We support investees in several practical ways. First, we use the modified child lens due diligence questions and translate identified gaps into concrete ESAP requirements, including child rights policies, child-sensitive grievance mechanisms, stakeholder engagement measures and, where relevant, training obligations. Second, we share targeted guidance and tools, including UNICEF’s family-friendly workplace resources and broader child rights materials, to help companies strengthen their internal systems and workplace practices. Third, we are rolling out a free online CLIF training for investees to build capacity in child rights and due diligence, and we are also using surveys and verification questions to generate child-related data and assess child-friendliness in practice.
7. In what ways could UNICEF support investors to integrate CLI into their ESG strategies and processes?
UNICEF could best support investors by continuing to translate child rights into practical tools and capacity-building support. This means additional concise screening tools, tailored due diligence questions, example ESAP actions, and targeted training for both investors and investees.
8. What advice would you offer to other investors looking to integrate a child lens into due diligence processes?

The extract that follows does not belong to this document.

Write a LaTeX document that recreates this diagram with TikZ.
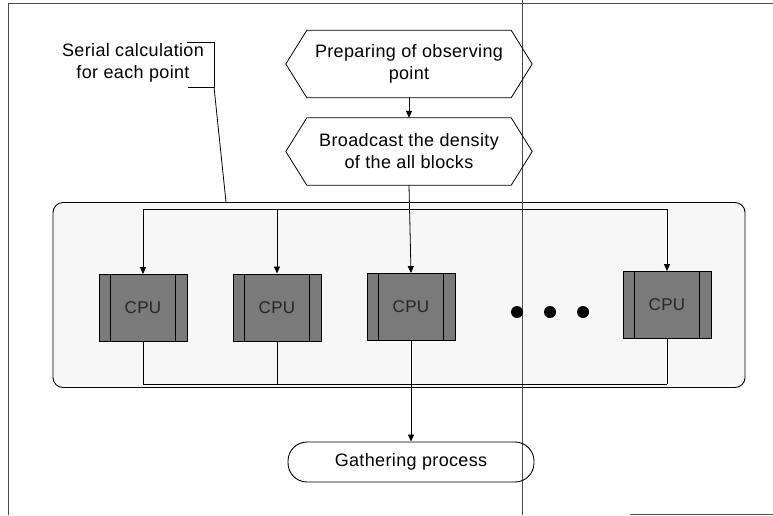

My advice would be to embed a child lens into existing due diligence rather than treat it as a separate exercise, and to begin with a small set of practical, sector-relevant screening questions that help identify where heightened analysis is really needed. It also helps to link findings directly to your existing E&S architecture, especially the IFC Performance Standards, so that child-related risks are translated into realistic ESAP actions. Just as importantly, invest in capacity: practical guidance, and targeted training make it easier for both investors and investees to move from good intentions to consistent implementation.